Engines may be configured to operate with fuels that can range from low concentrations of alcohol mixed with gasoline to fuels that have relatively high concentrations of alcohol mixed with gasoline. For example, a so called flexible fuel vehicle can operate with fuel comprised completely of gasoline or a fuel comprised of 85% ethanol and 15% gasoline. If the engine is controlled to operate substantially the same (e.g., with no difference in spark timing) and independent of the concentration of alcohol in the fuel, engine fuel economy may be reduced when fuels having higher alcohol concentrations are combusted. Therefore, it may be desirable to accurately determine a concentration of alcohol in fuel being combusted. One way of determining alcohol content in fuel is to place a sensor in the fuel so that alcohol may be detected in the fuel. However, alcohol sensors can add cost to a vehicle and they also increase engine system complexity.

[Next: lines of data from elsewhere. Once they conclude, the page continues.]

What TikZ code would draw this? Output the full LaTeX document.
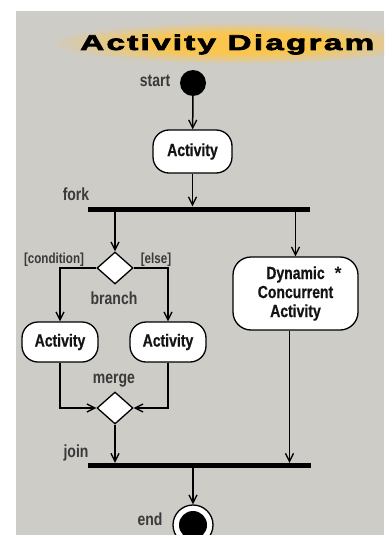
\documentclass[tikz,border=0pt]{standalone}
\usepackage{fontspec}
\usepackage{graphicx}
\usetikzlibrary{arrows.meta,shapes.geometric}
\setmainfont{Liberation Sans}
\newfontfamily\condfont[FakeStretch=0.8]{Liberation Sans}
\newfontfamily\heavycond[FakeStretch=0.8,FakeBold=0.6]{Liberation Sans}
\newfontfamily\headfont[FakeStretch=1.35,FakeBold=3.2,LetterSpace=9]{Liberation Sans}

\definecolor{panel}{RGB}{206,204,199}
\definecolor{glow}{RGB}{250,198,78}
\definecolor{labelgray}{RGB}{58,58,58}
\definecolor{ink}{RGB}{20,20,20}

% soft golden halo behind the heading
\pgfdeclareradialshading{halo}{\pgfpoint{0bp}{0bp}}{%
  color(0bp)=(glow); color(12bp)=(glow); color(25bp)=(panel); color(50bp)=(panel)}

\tikzset{
  wire/.style={line width=1.5pt, draw=black},
  flow/.style={wire, -{Straight Barb[length=8pt,width=8pt,line width=1.3pt]}},
  actbox/.style={draw=black, line width=1.3pt, fill=white, rounded corners=16pt,
    inner sep=0pt, text=ink, font=\heavycond\bfseries\fontsize{17.5}{19}\selectfont},
  syncbar/.style={fill=black, inner sep=0pt, minimum height=5pt},
  decision/.style={diamond, draw=black, line width=1.3pt, fill=white, inner sep=0pt,
    minimum width=36pt, minimum height=32pt},
  tag/.style={inner sep=0pt, text=labelgray, font=\condfont\bfseries\fontsize{17.5}{19}\selectfont},
  guard/.style={inner sep=0pt, text=labelgray, font=\condfont\bfseries\fontsize{14.5}{16}\selectfont},
}

\begin{document}
\begin{tikzpicture}[x=1pt,y=-1pt]
  \clip (0,0) rectangle (384,535);
  \fill[white] (0,0) rectangle (384,535);
  \fill[panel] (16,11) rectangle (384,535);

  % heading
  \shade[shading=halo] (240,43) ellipse (190 and 21);
  \node[anchor=base west, inner sep=0pt, text=black] (title) at (80,50)
    {\resizebox{294pt}{15.5pt}{\headfont\bfseries Activity Diagram}};

  % nodes
  \node[circle, fill=black, minimum size=26pt, inner sep=0pt] (start) at (193,83) {};
  \node[actbox, minimum width=79pt, minimum height=43pt] (act) at (192.5,151.5) {Activity};
  \node[syncbar, minimum width=222pt] (fork) at (199,209) {};
  \node[decision] (branch) at (115,268) {};
  \node[actbox, minimum width=76pt, minimum height=40pt] (actL) at (60,342) {Activity};
  \node[actbox, minimum width=76pt, minimum height=40pt] (actR) at (168,342) {Activity};
  \node[actbox, minimum width=125pt, minimum height=73pt, rounded corners=18pt,
        align=center] (dyn) at (295.5,293.5) {Dynamic\\Concurrent\\Activity};
  \node[inner sep=0pt, text=ink, font=\bfseries\fontsize{18}{18}\selectfont] (star) at (338,273) {*};
  \node[decision] (merge) at (115,408) {};
  \node[syncbar, minimum width=223pt] (join) at (199.5,465.5) {};
  \node[circle, draw=black, line width=1.3pt, fill=white, minimum size=40pt, inner sep=0pt] (final) at (193,525) {};
  \node[circle, fill=black, minimum size=28pt, inner sep=0pt] (finalcore) at (final.center) {};

  % labels
  \node[tag] (lstart) at (155,81) {start};
  \node[tag] (lfork) at (76,194) {fork};
  \node[guard] (lcond) at (54,260) {[condition]};
  \node[guard] (lelse) at (156,260) {[else]};
  \node[tag] (lbranch) at (114,298) {branch};
  \node[tag] (lmerge) at (114,381) {merge};
  \node[tag] (ljoin) at (76,453) {join};
  \node[tag] (lend) at (150,519) {end};

  % connectors
  \draw[flow] (start) -- (act);
  \draw[flow] (act) -- (act |- fork.north);
  \draw[flow] (branch |- fork.south) -- (branch);
  \draw[flow] (dyn |- fork.south) -- (dyn);
  \draw[flow] (branch.west) -| (actL);
  \draw[flow] (branch.east) -| (actR);
  \draw[flow] (actL) |- (merge.west);
  \draw[flow] (actR) |- (merge.east);
  \draw[flow] (merge) -- (merge |- join.north);
  \draw[flow] ([xshift=-6pt]dyn.south) -- ([xshift=-6pt]dyn.south |- join.north);
  \draw[flow] (join.south -| final) -- (final);
\end{tikzpicture}
\end{document}
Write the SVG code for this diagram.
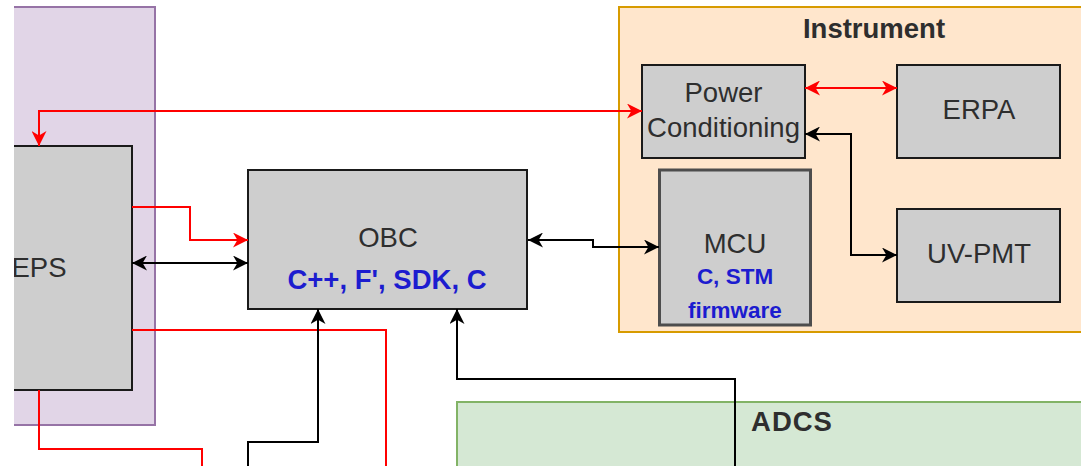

The inventors herein have recognized the above-mentioned limitations and have developed a method for operating an engine, comprising: adjusting an engine actuator in response to an alcohol concentration of a fuel combusted by the engine, the alcohol concentration based on a position of a throttle, an output of an exhaust gas oxygen sensor, engine speed, and a fuel injector pulse width.
Alcohol concentration of a fuel may be determined without a dedicated fuel composition sensor. In one example, alcohol concentration of a fuel combusted in an engine can be determined via fuel pulse width, engine speed, engine air intake throttle position, and a lambda value from an exhaust gas oxygen sensor. Thus, alcohol concentration of a fuel may be determined via sensors commonly found in a fuel injected engine. In this way, engine system cost and complexity may be reduced for engines that combust a mixture of gasoline and alcohol.
The present description may provide several advantages. Specifically, the approach may provide an alcohol concentration of a fuel without a dedicated fuel composition sensor. Further, the approach may be useful for providing compensation for errors in the engine air intake system and the engine fuel system.
The above advantages and other advantages, and features of the present description will be readily apparent from the following Detailed Description when taken alone or in connection with the accompanying drawings.
It should be understood that the summary above is provided to introduce in simplified form a selection of concepts that are further described in the detailed description. It is not meant to identify key or essential features of the claimed subject matter, the scope of which is defined uniquely by the claims that follow the detailed description. Furthermore, the claimed subject matter is not limited to implementations that solve any disadvantages noted above or in any part of this disclosure.